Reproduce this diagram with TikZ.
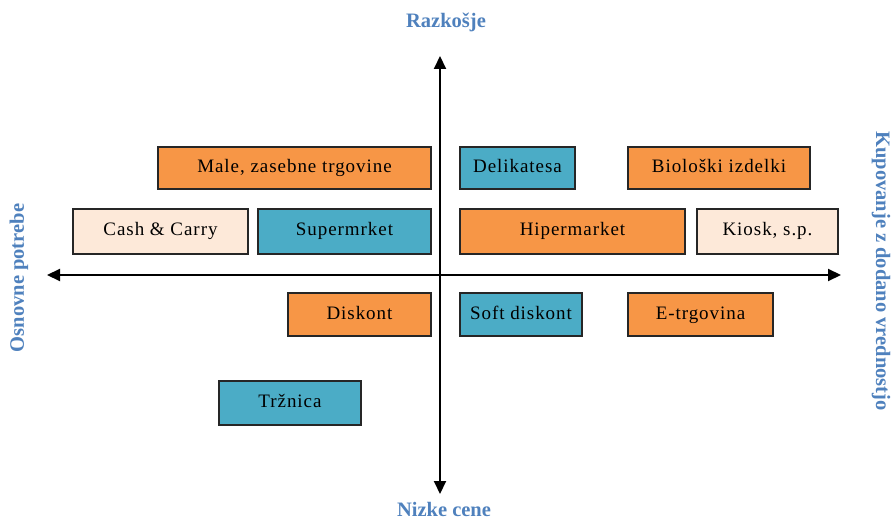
\documentclass[tikz,border=0pt]{standalone}
\usepackage{fontspec}
\setmainfont{Liberation Serif}
\newfontfamily\boxfont{Liberation Serif}[LetterSpace=5]
\usetikzlibrary{arrows.meta}
\definecolor{hot}{HTML}{F79646}
\definecolor{cool}{HTML}{4BACC6}
\definecolor{pale}{HTML}{FDE9D9}
\definecolor{axislabel}{HTML}{4F81BD}
\begin{document}
\begin{tikzpicture}[
 x=1pt,y=-1pt,
 font=\boxfont\fontsize{19}{22}\selectfont,
 box/.style={draw=black!85,line width=1.3pt,inner sep=0pt,text height=0.9em,text depth=0em},
 hotbox/.style={box,fill=hot},
 coolbox/.style={box,fill=cool},
 palebox/.style={box,fill=pale},
 axis/.style={{Triangle[length=13pt,width=12pt]}-{Triangle[length=13pt,width=12pt]},line width=2pt},
 dir/.style={font=\rmfamily\fontsize{20.5}{24}\selectfont\bfseries,text=axislabel,inner sep=0pt}
]
\useasboundingbox (0,0) rectangle (891,521);
% axes
\coordinate (xl) at (47,275);
\coordinate (xr) at (841,275);
\coordinate (yt) at (440,56);
\coordinate (yb) at (440,494);
\draw[axis] (xl) -- (xr);
\draw[axis] (yt) -- (yb);
\node[dir] (luxury) at (446,22) {Razkošje};
\node[dir] (cheap) at (444,509) {Nizke cene};
\node[dir,rotate=90] (basic) at (19,278) {Osnovne potrebe};
\node[dir,rotate=-90] (added) at (881,271) {Kupovanje z dodano vrednostjo};
% upper half
\node[hotbox,minimum width=273,minimum height=42] (male) at (294.5,168) {Male, zasebne trgovine};
\node[coolbox,minimum width=115,minimum height=42] (delik) at (517.5,168) {Delikatesa};
\node[hotbox,minimum width=182,minimum height=42] (bio) at (719,168) {Biološki izdelki};
\node[palebox,minimum width=175,minimum height=45] (cash) at (160.5,231.5) {Cash \& Carry};
\node[coolbox,minimum width=173,minimum height=45] (super) at (344.5,231.5) {Supermrket};
\node[hotbox,minimum width=225,minimum height=45] (hiper) at (572.5,231.5) {Hipermarket};
\node[palebox,minimum width=141,minimum height=45] (kiosk) at (767.5,231.5) {Kiosk, s.p.};
% lower half
\node[hotbox,minimum width=143,minimum height=43] (diskont) at (359.5,314.5) {Diskont};
\node[coolbox,minimum width=122,minimum height=43] (soft) at (521,314.5) {Soft diskont};
\node[hotbox,minimum width=145,minimum height=43] (etrg) at (700.5,314.5) {E-trgovina};
\node[coolbox,minimum width=142,minimum height=44] (trznica) at (290,403) {Tržnica};
\end{tikzpicture}
\end{document}
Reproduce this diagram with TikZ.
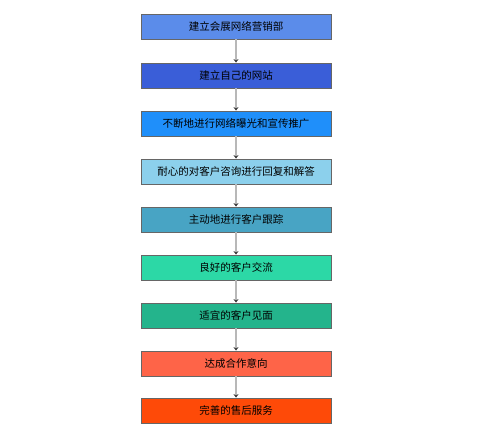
----------------------------------------
■ The exercise
Print the records word for word and exclude any picture they hold.

■ Solution to this problem
Reproduce this diagram with TikZ.
\documentclass[tikz,border=0pt]{standalone}
\usepackage{fontspec}
\setmainfont{Liberation Serif}
\newfontfamily\boxfont{Liberation Serif}[LetterSpace=5]
\usetikzlibrary{arrows.meta}
\definecolor{hot}{HTML}{F79646}
\definecolor{cool}{HTML}{4BACC6}
\definecolor{pale}{HTML}{FDE9D9}
\definecolor{axislabel}{HTML}{4F81BD}
\begin{document}
\begin{tikzpicture}[
 x=1pt,y=-1pt,
 font=\boxfont\fontsize{19}{22}\selectfont,
 box/.style={draw=black!85,line width=1.3pt,inner sep=0pt,text height=0.9em,text depth=0em},
 hotbox/.style={box,fill=hot},
 coolbox/.style={box,fill=cool},
 palebox/.style={box,fill=pale},
 axis/.style={{Triangle[length=13pt,width=12pt]}-{Triangle[length=13pt,width=12pt]},line width=2pt},
 dir/.style={font=\rmfamily\fontsize{20.5}{24}\selectfont\bfseries,text=axislabel,inner sep=0pt}
]
\useasboundingbox (0,0) rectangle (891,521);
% axes
\coordinate (xl) at (47,275);
\coordinate (xr) at (841,275);
\coordinate (yt) at (440,56);
\coordinate (yb) at (440,494);
\draw[axis] (xl) -- (xr);
\draw[axis] (yt) -- (yb);
\node[dir] (luxury) at (446,22) {Razkošje};
\node[dir] (cheap) at (444,509) {Nizke cene};
\node[dir,rotate=90] (basic) at (19,278) {Osnovne potrebe};
\node[dir,rotate=-90] (added) at (881,271) {Kupovanje z dodano vrednostjo};
% upper half
\node[hotbox,minimum width=273,minimum height=42] (male) at (294.5,168) {Male, zasebne trgovine};
\node[coolbox,minimum width=115,minimum height=42] (delik) at (517.5,168) {Delikatesa};
\node[hotbox,minimum width=182,minimum height=42] (bio) at (719,168) {Biološki izdelki};
\node[palebox,minimum width=175,minimum height=45] (cash) at (160.5,231.5) {Cash \& Carry};
\node[coolbox,minimum width=173,minimum height=45] (super) at (344.5,231.5) {Supermrket};
\node[hotbox,minimum width=225,minimum height=45] (hiper) at (572.5,231.5) {Hipermarket};
\node[palebox,minimum width=141,minimum height=45] (kiosk) at (767.5,231.5) {Kiosk, s.p.};
% lower half
\node[hotbox,minimum width=143,minimum height=43] (diskont) at (359.5,314.5) {Diskont};
\node[coolbox,minimum width=122,minimum height=43] (soft) at (521,314.5) {Soft diskont};
\node[hotbox,minimum width=145,minimum height=43] (etrg) at (700.5,314.5) {E-trgovina};
\node[coolbox,minimum width=142,minimum height=44] (trznica) at (290,403) {Tržnica};
\end{tikzpicture}
\end{document}
Reproduce this diagram with TikZ.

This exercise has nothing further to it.